EXERCISE REQUIREMENTS.
Print the listing as it stands, omitting all images.
☆ ☆ ☆ ☆ ☆
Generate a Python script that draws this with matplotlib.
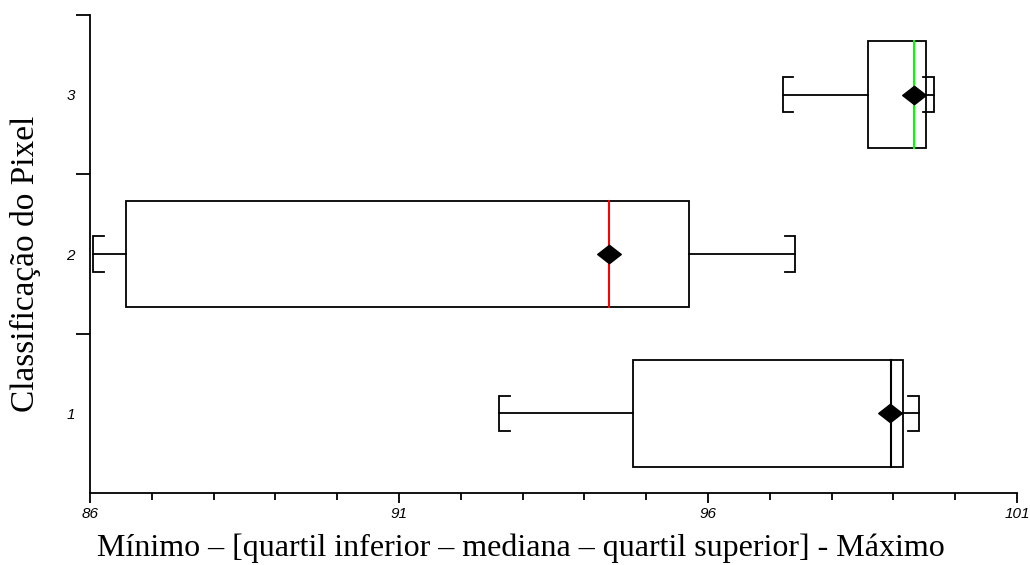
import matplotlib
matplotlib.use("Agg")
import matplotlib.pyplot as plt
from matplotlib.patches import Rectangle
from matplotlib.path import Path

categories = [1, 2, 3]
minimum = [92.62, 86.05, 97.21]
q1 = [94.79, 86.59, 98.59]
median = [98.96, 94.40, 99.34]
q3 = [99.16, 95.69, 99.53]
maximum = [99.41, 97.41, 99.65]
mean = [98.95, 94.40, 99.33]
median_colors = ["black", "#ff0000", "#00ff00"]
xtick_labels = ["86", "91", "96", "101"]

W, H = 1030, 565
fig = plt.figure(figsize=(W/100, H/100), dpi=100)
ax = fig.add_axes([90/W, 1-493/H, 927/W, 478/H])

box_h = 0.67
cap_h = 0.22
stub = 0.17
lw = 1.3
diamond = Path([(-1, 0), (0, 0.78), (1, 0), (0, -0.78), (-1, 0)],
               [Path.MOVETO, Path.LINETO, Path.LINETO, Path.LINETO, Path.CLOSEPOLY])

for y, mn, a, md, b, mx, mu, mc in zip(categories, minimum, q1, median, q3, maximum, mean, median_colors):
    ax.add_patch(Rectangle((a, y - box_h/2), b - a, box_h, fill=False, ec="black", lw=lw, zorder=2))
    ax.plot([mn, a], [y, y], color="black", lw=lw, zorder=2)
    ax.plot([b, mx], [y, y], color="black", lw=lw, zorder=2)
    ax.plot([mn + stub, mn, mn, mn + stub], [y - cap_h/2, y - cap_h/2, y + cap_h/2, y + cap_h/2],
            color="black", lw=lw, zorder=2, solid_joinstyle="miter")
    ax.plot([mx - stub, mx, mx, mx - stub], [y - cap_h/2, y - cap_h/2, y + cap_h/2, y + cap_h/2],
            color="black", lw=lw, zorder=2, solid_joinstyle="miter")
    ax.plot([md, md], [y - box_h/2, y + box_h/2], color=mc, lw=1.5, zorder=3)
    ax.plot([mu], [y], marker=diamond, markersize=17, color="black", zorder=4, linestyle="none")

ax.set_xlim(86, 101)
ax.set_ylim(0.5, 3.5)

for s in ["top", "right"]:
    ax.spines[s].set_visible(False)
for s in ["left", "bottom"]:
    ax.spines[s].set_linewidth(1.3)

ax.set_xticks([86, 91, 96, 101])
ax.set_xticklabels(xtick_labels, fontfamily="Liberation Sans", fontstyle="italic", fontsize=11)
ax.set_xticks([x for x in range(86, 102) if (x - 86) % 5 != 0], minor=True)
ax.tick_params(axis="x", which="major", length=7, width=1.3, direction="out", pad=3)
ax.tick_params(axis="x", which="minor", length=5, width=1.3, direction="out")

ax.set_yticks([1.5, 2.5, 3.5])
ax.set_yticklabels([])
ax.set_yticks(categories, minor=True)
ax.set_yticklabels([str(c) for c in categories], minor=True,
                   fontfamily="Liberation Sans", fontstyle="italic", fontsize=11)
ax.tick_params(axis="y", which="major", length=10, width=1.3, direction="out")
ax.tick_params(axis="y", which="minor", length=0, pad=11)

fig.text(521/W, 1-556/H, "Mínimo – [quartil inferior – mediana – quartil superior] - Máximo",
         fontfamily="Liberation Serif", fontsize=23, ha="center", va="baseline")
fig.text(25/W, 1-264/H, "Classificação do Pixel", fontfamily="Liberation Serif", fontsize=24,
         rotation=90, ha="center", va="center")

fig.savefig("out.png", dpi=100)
☆ ☆ ☆ ☆ ☆
SOLUTION BELOW.
Generate a Python script that draws this with matplotlib.
import matplotlib
matplotlib.use("Agg")
import matplotlib.pyplot as plt
from matplotlib.patches import Rectangle
from matplotlib.path import Path

categories = [1, 2, 3]
minimum = [92.62, 86.05, 97.21]
q1 = [94.79, 86.59, 98.59]
median = [98.96, 94.40, 99.34]
q3 = [99.16, 95.69, 99.53]
maximum = [99.41, 97.41, 99.65]
mean = [98.95, 94.40, 99.33]
median_colors = ["black", "#ff0000", "#00ff00"]
xtick_labels = ["86", "91", "96", "101"]

W, H = 1030, 565
fig = plt.figure(figsize=(W/100, H/100), dpi=100)
ax = fig.add_axes([90/W, 1-493/H, 927/W, 478/H])

box_h = 0.67
cap_h = 0.22
stub = 0.17
lw = 1.3
diamond = Path([(-1, 0), (0, 0.78), (1, 0), (0, -0.78), (-1, 0)],
               [Path.MOVETO, Path.LINETO, Path.LINETO, Path.LINETO, Path.CLOSEPOLY])

for y, mn, a, md, b, mx, mu, mc in zip(categories, minimum, q1, median, q3, maximum, mean, median_colors):
    ax.add_patch(Rectangle((a, y - box_h/2), b - a, box_h, fill=False, ec="black", lw=lw, zorder=2))
    ax.plot([mn, a], [y, y], color="black", lw=lw, zorder=2)
    ax.plot([b, mx], [y, y], color="black", lw=lw, zorder=2)
    ax.plot([mn + stub, mn, mn, mn + stub], [y - cap_h/2, y - cap_h/2, y + cap_h/2, y + cap_h/2],
            color="black", lw=lw, zorder=2, solid_joinstyle="miter")
    ax.plot([mx - stub, mx, mx, mx - stub], [y - cap_h/2, y - cap_h/2, y + cap_h/2, y + cap_h/2],
            color="black", lw=lw, zorder=2, solid_joinstyle="miter")
    ax.plot([md, md], [y - box_h/2, y + box_h/2], color=mc, lw=1.5, zorder=3)
    ax.plot([mu], [y], marker=diamond, markersize=17, color="black", zorder=4, linestyle="none")

ax.set_xlim(86, 101)
ax.set_ylim(0.5, 3.5)

for s in ["top", "right"]:
    ax.spines[s].set_visible(False)
for s in ["left", "bottom"]:
    ax.spines[s].set_linewidth(1.3)

ax.set_xticks([86, 91, 96, 101])
ax.set_xticklabels(xtick_labels, fontfamily="Liberation Sans", fontstyle="italic", fontsize=11)
ax.set_xticks([x for x in range(86, 102) if (x - 86) % 5 != 0], minor=True)
ax.tick_params(axis="x", which="major", length=7, width=1.3, direction="out", pad=3)
ax.tick_params(axis="x", which="minor", length=5, width=1.3, direction="out")

ax.set_yticks([1.5, 2.5, 3.5])
ax.set_yticklabels([])
ax.set_yticks(categories, minor=True)
ax.set_yticklabels([str(c) for c in categories], minor=True,
                   fontfamily="Liberation Sans", fontstyle="italic", fontsize=11)
ax.tick_params(axis="y", which="major", length=10, width=1.3, direction="out")
ax.tick_params(axis="y", which="minor", length=0, pad=11)

fig.text(521/W, 1-556/H, "Mínimo – [quartil inferior – mediana – quartil superior] - Máximo",
         fontfamily="Liberation Serif", fontsize=23, ha="center", va="baseline")
fig.text(25/W, 1-264/H, "Classificação do Pixel", fontfamily="Liberation Serif", fontsize=24,
         rotation=90, ha="center", va="center")

fig.savefig("out.png", dpi=100)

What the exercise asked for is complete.